The interesting thing about this book is that God is hardly mentioned. Yet, God’s presence and purpose are evident in the text. Boaz’s compassion for Ruth and Naomi reflects God’s rescuing and saving love for the marginalized and disenfranchised; Ruth’s care for Naomi reflects God’s sacrificial, loyal love for God’s people. Both characters make key choices to prioritize faithfulness and love, but they live into the roles that God has laid out for them. The Book of Ruth explores the interplay between God’s purpose and human decisions.

The resulting story is one of redemption and hope, and let’s not lose focus on the key players in this drama. God cares for two women, two widows, one a foreigner and the other too old to bear children. These are people on the margins, people who were overlooked, and God brings them into the center of the narrative as examples of faithfulness. The ending verses of Ruth (in addition to the opening chapters of Luke) show that these women, along with Boaz, play a part in the legacy of King David and Jesus. Thus, Jesus’s story is humanity’s story, fully inclusive of Gentiles like Ruth (Matthew 1:5).

God acting through time

In Ruth, we see a story of redemption, loyalty and love. We see a story of God centering people who are typically undervalued. The characters and what they represent are so important that God includes them in the genealogy of Christ. This is a story of not only how God acts locally but also throughout time, layering story over story like pieces of a puzzle to build something more significant than its parts.

This piece of Christ’s history allows us to think about our lives with perspective. How do we seek to be like Boaz – to follow God’s commands and care for those in need of care and compassion? How do we seek to be like Ruth – to embrace self-sacrificing love? How do we follow God’s imperative to center those who are in the margins?

All of these questions are central to the Christian faith, but in Advent, they take on a new lens. For Advent is a time when we linger in the death of the world. The days are long.
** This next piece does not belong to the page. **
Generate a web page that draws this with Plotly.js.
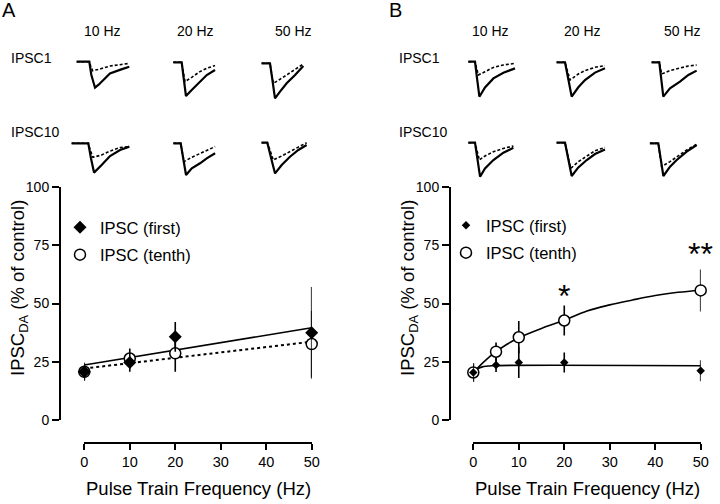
<!DOCTYPE html>
<html>
<head>
<meta charset="utf-8">
<script src="https://cdn.plot.ly/plotly-3.0.1.min.js"></script>
<style>html,body{margin:0;padding:0;background:#fff;}#chart{width:720px;height:504px;}</style>
</head>
<body>
<div id="chart"></div>
<script>
// ---------- Summary data (% of control) ----------
const freqA = [0, 10, 20, 50];
const firstA = [20.7, 24.7, 35.7, 37.4];
const firstAErr = [4.0, 4.0, 6.4, 19.7];
const tenthA = [20.7, 26.4, 28.6, 32.6];
const tenthAErr = [3.5, 4.3, 7.9, 14.3];
const fitFirstAX = [0, 50];
const fitFirstAY = [23.6, 39.6];
const fitTenthAX = [0, 50];
const fitTenthAY = [22.1, 33.6];

const freqB = [0, 5, 10, 20, 50];
const firstB = [20.4, 23.6, 24.7, 24.7, 21.1];
const firstBErr = [4.0, 3.0, 6.7, 4.3, 4.5];
const tenthB = [20.4, 29.3, 35.5, 42.7, 55.6];
const tenthBErr = [4.0, 4.0, 7.0, 6.4, 9.0];
const fitFirstBX = [0, 1, 2, 3, 4, 50];
const fitFirstBY = [20.5, 22.0, 22.8, 23.1, 23.3, 23.3];
const fitTenthBX = [0, 2.5, 5, 7.5, 10, 15, 20, 25, 30, 35, 40, 45, 50];
const fitTenthBY = [20.4, 25.3, 29.3, 32.6, 35.3, 39.3, 42.8, 46.8, 49.4, 51.5, 53.4, 54.8, 55.7];

const tickX = [0, 10, 20, 30, 40, 50];
const tickY = [0, 25, 50, 75, 100];
const freqLabels = ['10 Hz', '20 Hz', '50 Hz'];
const rowLabels = ['IPSC1', 'IPSC10'];

// ---------- Example traces: time (ms) and current (pA); s = control (solid), d = DA (dotted) ----------
const tA1_10s = [-9.5, 0, 1.5, 4.3, 7, 10.5, 15.5, 24, 30];
const iA1_10s = [0, 0, -130, -260, -230, -183, -117, -77, -50];
const tA1_10d = [-9.5, 0, 1.2, 2.5, 8, 15.5, 23, 30];
const iA1_10d = [0, 0, -50, -90, -73, -43, -30, -17];
const tA1_20s = [-6.3, 0, 1.6, 3.2, 7.5, 13.7, 18.8, 25];
const iA1_20s = [0, 0, -170, -337, -277, -193, -127, -77];
const tA1_20d = [-6.3, 0, 1.2, 2.5, 7.5, 13.7, 18.8, 25];
const iA1_20d = [0, 0, -100, -193, -150, -93, -60, -33];
const tA1_50s = [-6.3, 0, 1.9, 3.75, 7.5, 12.5, 18.8, 25];
const iA1_50s = [0, 0, -175, -350, -283, -200, -117, -27];
const tA1_50d = [-6.3, 0, 1.2, 2.5, 7.5, 12.5, 18.8, 25];
const iA1_50d = [0, 0, -100, -200, -160, -117, -67, -7];

const tA10_10s = [-12.5, 0, 2, 4.3, 10, 16.3, 23.8, 30.8];
const iA10_10s = [0, 0, -150, -293, -217, -127, -67, -33];
const tA10_10d = [-12.5, 0, 1.5, 3.5, 10, 16.3, 23.8, 30.8];
const iA10_10d = [0, 0, -70, -140, -117, -77, -43, -33];
const tA10_20s = [-5.5, 0, 2, 4, 8.3, 14.5, 19.5, 25.8];
const iA10_20s = [0, 0, -160, -317, -250, -200, -150, -100];
const tA10_20d = [-5.5, 0, 1.2, 2.5, 8.3, 14.5, 19.5, 25.8];
const iA10_20d = [0, 0, -90, -183, -140, -100, -67, -33];
const tA10_50s = [-4.3, 0, 3, 5.8, 10.8, 17, 23.3, 29.5];
const iA10_50s = [0, 0, -160, -307, -223, -140, -73, -23];
const tA10_50d = [-4.3, 0, 2.3, 4.5, 10.8, 17, 23.3, 29.5];
const iA10_50d = [0, 0, -85, -173, -133, -90, -40, 0];

const tB1_10s = [-5, 0, 1.6, 3.3, 7.5, 13.8, 21.3, 30];
const iB1_10s = [0, 0, -175, -350, -257, -167, -110, -67];
const tB1_10d = [-5, 0, 1.2, 2.5, 7.5, 13.8, 21.3, 30];
const iB1_10d = [0, 0, -65, -133, -100, -57, -33, -17];
const tB1_20s = [-6.3, 0, 2.5, 5, 10, 15, 22.5, 30];
const iB1_20s = [0, 0, -170, -343, -250, -177, -103, -60];
const tB1_20d = [-6.3, 0, 1.9, 3.8, 10, 15, 22.5, 30];
const iB1_20d = [0, 0, -90, -177, -117, -83, -50, -33];
const tB1_50s = [-5.8, 0, 1.5, 3, 8, 15.5, 21.8, 28];
const iB1_50s = [0, 0, -170, -343, -260, -193, -127, -83];
const tB1_50d = [-5.8, 0, 0.9, 1.8, 8, 15.5, 21.8, 28];
const iB1_50d = [0, 0, -60, -117, -83, -60, -37, -27];

const tB10_10s = [-5, 0, 1.9, 3.8, 7.5, 13.8, 21.3, 28.8];
const iB10_10s = [0, 0, -170, -340, -257, -173, -100, -50];
const tB10_10d = [-5, 0, 1.6, 3.3, 7.5, 13.8, 21.3, 28.8];
const iB10_10d = [0, 0, -85, -173, -133, -90, -57, -33];
const tB10_20s = [-6.3, 0, 2.5, 5, 10, 16.3, 22.5, 30];
const iB10_20s = [0, 0, -165, -333, -247, -173, -113, -67];
const tB10_20d = [-6.3, 0, 2.1, 4.3, 10, 16.3, 22.5, 30];
const iB10_20d = [0, 0, -128, -257, -190, -133, -80, -47];
const tB10_50s = [-6.3, 0, 1.9, 3.8, 8.8, 13.8, 21.3, 28.8];
const iB10_50s = [0, 0, -163, -327, -233, -167, -83, -17];
const tB10_50d = [-6.3, 0, 1.2, 2.5, 8.8, 13.8, 21.3, 28.8];
const iB10_50d = [0, 0, -117, -233, -183, -133, -67, -10];

// ---------- helpers ----------
const W = 720, H = 504;
const PX = x => x / W;
const PY = y => 1 - y / H;
const FONT = 'Liberation Sans, Arial, sans-serif';

const traces = [];
const layout = {
  width: W, height: H,
  margin: {l: 0, r: 0, t: 0, b: 0},
  paper_bgcolor: '#fff', plot_bgcolor: 'rgba(0,0,0,0)',
  font: {family: FONT, color: '#000'},
  showlegend: true,
  annotations: [],
};

function mainX(d0, d1) {
  return {domain: [PX(d0), PX(d1)], range: [0, 50], anchor: 'free', position: PY(442.7),
    showline: true, linewidth: 2, linecolor: '#000', ticks: 'outside', ticklen: 6, tickwidth: 2,
    tickcolor: '#000', tickvals: tickX, showgrid: false, zeroline: false, fixedrange: true,
    tickfont: {size: 14.5, family: FONT, color: '#000'}};
}
function mainY(pos) {
  return {domain: [PY(420), PY(187)], range: [0, 100], anchor: 'free', position: PX(pos),
    showline: true, linewidth: 2, linecolor: '#000', ticks: 'outside', ticklen: 7, tickwidth: 2,
    tickcolor: '#000', tickvals: tickY, showgrid: false, zeroline: false, fixedrange: true,
    tickfont: {size: 14, family: FONT, color: '#000'}};
}
layout.xaxis = mainX(84.3, 311.7);
layout.yaxis = mainY(60);
layout.xaxis2 = mainX(473.3, 700.7);
layout.yaxis2 = mainY(450);

// Fit lines
traces.push({x: fitFirstAX, y: fitFirstAY, xaxis: 'x', yaxis: 'y', mode: 'lines', line: {color: '#000', width: 1.6}, showlegend: false, hoverinfo: 'skip'});
traces.push({x: fitTenthAX, y: fitTenthAY, xaxis: 'x', yaxis: 'y', mode: 'lines', line: {color: '#000', width: 2, dash: 'dot'}, showlegend: false, hoverinfo: 'skip'});
traces.push({x: fitFirstBX, y: fitFirstBY, xaxis: 'x2', yaxis: 'y2', mode: 'lines', line: {color: '#000', width: 1.6, shape: 'spline'}, showlegend: false, hoverinfo: 'skip'});
traces.push({x: fitTenthBX, y: fitTenthBY, xaxis: 'x2', yaxis: 'y2', mode: 'lines', line: {color: '#000', width: 1.6, shape: 'spline'}, showlegend: false, hoverinfo: 'skip'});

// Data points
function errY(arr) { return {type: 'data', array: arr, visible: true, color: '#000', thickness: 1.6, width: 0}; }
traces.push({x: freqA, y: tenthA, error_y: errY(tenthAErr), xaxis: 'x', yaxis: 'y', mode: 'markers', name: 'IPSC (tenth)',
  legend: 'legend', legendrank: 2, legendgroup: 'tenthA', cliponaxis: false,
  marker: {symbol: 'circle', size: 11, color: '#fff', line: {color: '#000', width: 1.5}}});
traces.push({x: freqA, y: firstA, error_y: errY(firstAErr), xaxis: 'x', yaxis: 'y', mode: 'markers', name: 'IPSC (first)',
  legend: 'legend', legendrank: 1, legendgroup: 'firstA', cliponaxis: false,
  marker: {symbol: 'diamond', size: 10, color: '#000', line: {color: '#000', width: 0}}});
traces.push({x: freqB, y: tenthB, error_y: errY(tenthBErr), xaxis: 'x2', yaxis: 'y2', mode: 'markers', name: 'IPSC (tenth)',
  legend: 'legend2', legendrank: 2, legendgroup: 'tenthB', cliponaxis: false,
  marker: {symbol: 'circle', size: 11, color: '#fff', line: {color: '#000', width: 1.5}}});
traces.push({x: freqB, y: firstB, error_y: errY(firstBErr), xaxis: 'x2', yaxis: 'y2', mode: 'markers', name: 'IPSC (first)',
  legend: 'legend2', legendrank: 1, legendgroup: 'firstB', cliponaxis: false,
  marker: {symbol: 'diamond', size: 6.5, color: '#000', line: {color: '#000', width: 0}}});

const legendCommon = {xanchor: 'left', yanchor: 'top', bgcolor: 'rgba(0,0,0,0)', borderwidth: 0,
  font: {size: 16.5, family: FONT, color: '#000'}, traceorder: 'grouped', tracegroupgap: 3,
  itemclick: false, itemdoubleclick: false};
layout.legend = Object.assign({x: PX(60), y: PY(210)}, legendCommon);
layout.legend2 = Object.assign({x: PX(446), y: PY(208)}, legendCommon);

// Example trace insets
const insets = [
  [tA1_10s, iA1_10s, tA1_10d, iA1_10d, 89.3, 61.7],
  [tA1_20s, iA1_20s, tA1_20d, iA1_20d, 181.7, 62.3],
  [tA1_50s, iA1_50s, tA1_50d, iA1_50d, 270, 63.3],
  [tA10_10s, iA10_10s, tA10_10d, iA10_10d, 88.3, 143.3],
  [tA10_20s, iA10_20s, tA10_20d, iA10_20d, 180.7, 143.3],
  [tA10_50s, iA10_50s, tA10_50d, iA10_50d, 267.3, 142.7],
  [tB1_10s, iB1_10s, tB1_10d, iB1_10d, 475, 61.7],
  [tB1_20s, iB1_20s, tB1_20d, iB1_20d, 565, 62.3],
  [tB1_50s, iB1_50s, tB1_50d, iB1_50d, 659.3, 62.3],
  [tB10_10s, iB10_10s, tB10_10d, iB10_10d, 475, 142.7],
  [tB10_20s, iB10_20s, tB10_20d, iB10_20d, 565, 142.7],
  [tB10_50s, iB10_50s, tB10_50d, iB10_50d, 658.3, 143.3],
];
const PXMS = 1.3333; // px per ms
const PXPA = 0.1;    // px per pA
insets.forEach((ins, k) => {
  const n = k + 3;
  const [ts, is, td, id, ox, oy] = ins;
  layout['xaxis' + n] = {domain: [PX(ox - 13 * PXMS), PX(ox + 32 * PXMS)], range: [-13, 32], visible: false, fixedrange: true, anchor: 'y' + n};
  layout['yaxis' + n] = {domain: [PY(oy + 380 * PXPA), PY(oy - 20 * PXPA)], range: [-380, 20], visible: false, fixedrange: true, anchor: 'x' + n};
  traces.push({x: td, y: id, xaxis: 'x' + n, yaxis: 'y' + n, mode: 'lines', line: {color: '#000', width: 1.6, dash: '3px,2px'}, showlegend: false, hoverinfo: 'skip'});
  traces.push({x: ts, y: is, xaxis: 'x' + n, yaxis: 'y' + n, mode: 'lines', line: {color: '#000', width: 2.2}, showlegend: false, hoverinfo: 'skip'});
});

// Text annotations
function ann(text, x, y, opts) {
  layout.annotations.push(Object.assign({text: text, x: PX(x), y: PY(y), xref: 'paper', yref: 'paper',
    showarrow: false, xanchor: 'center', yanchor: 'middle', font: {size: 14, family: FONT, color: '#000'}}, opts || {}));
}
ann('A', 0, 10, {xanchor: 'left', font: {size: 20, family: FONT, color: '#000'}});
ann('B', 387, 10, {xanchor: 'left', font: {size: 20, family: FONT, color: '#000'}});
[[102, 196, 293], [490, 582, 682]].forEach(xs => xs.forEach((x, i) => ann(freqLabels[i], x, 31)));
[9, 397].forEach(x => { ann(rowLabels[0], x, 58, {xanchor: 'left'}); ann(rowLabels[1], x, 132, {xanchor: 'left'}); });
ann('Pulse Train Frequency (Hz)', 198, 488, {font: {size: 18.5, family: FONT, color: '#000'}});
ann('Pulse Train Frequency (Hz)', 587, 488, {font: {size: 18.5, family: FONT, color: '#000'}});
ann('IPSC<sub>DA</sub> (% of control)', 19, 288, {textangle: -90, font: {size: 18.5, family: FONT, color: '#000'}});
ann('IPSC<sub>DA</sub> (% of control)', 409, 288, {textangle: -90, font: {size: 18.5, family: FONT, color: '#000'}});
// significance marks
layout.annotations.push({text: '*', x: 20, y: 56.5, xref: 'x2', yref: 'y2', showarrow: false, yshift: -8,
  font: {size: 32, family: FONT, color: '#000'}});
layout.annotations.push({text: '**', x: 50, y: 74.6, xref: 'x2', yref: 'y2', showarrow: false, yshift: -8,
  font: {size: 32, family: FONT, color: '#000'}});

Plotly.newPlot('chart', traces, layout, {staticPlot: true, displayModeBar: false});
</script>
</body>
</html>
The sunsets come early. The leaves fall. In Advent, we can grieve for all the ways we fail to live into the examples of Ruth and Boaz. It’s good to linger here, to face reality honestly, knowing that we will not be left in our grief, knowing that God-with-us is coming: a star is on the horizon. There is hope. Just as God did not abandon Ruth nor Naomi, God will not abandon us. Time will pass. We will age and change, eventually leaving this earth. Generations will come and grow and age and pass. But that truth will remain: God is with us, all of us.

Questions for discussion

  1. How can the lineage of David and Jesus help you enhance your congregation’s Advent and Christmas celebrations in light of current tensions regarding race and immigration?
  2. How do God’s good purposes interplay with human decisions in Ruth and Boaz’s story? In your life? In the world?
  3. Reflect on the meaning of the name Ruth, “compassionate,” “sorrowful for the plight of another.” Who is a “Ruth” to you?
  4. Ruth and Naomi were widows who depended on the compassion of others. Review ways your church or community organizations minister to widows in your area. How can you help?
  5. Who are your spiritual ancestors? What lessons did you gather from them? Who is coming after you? What are you trying to teach them – how are going about it?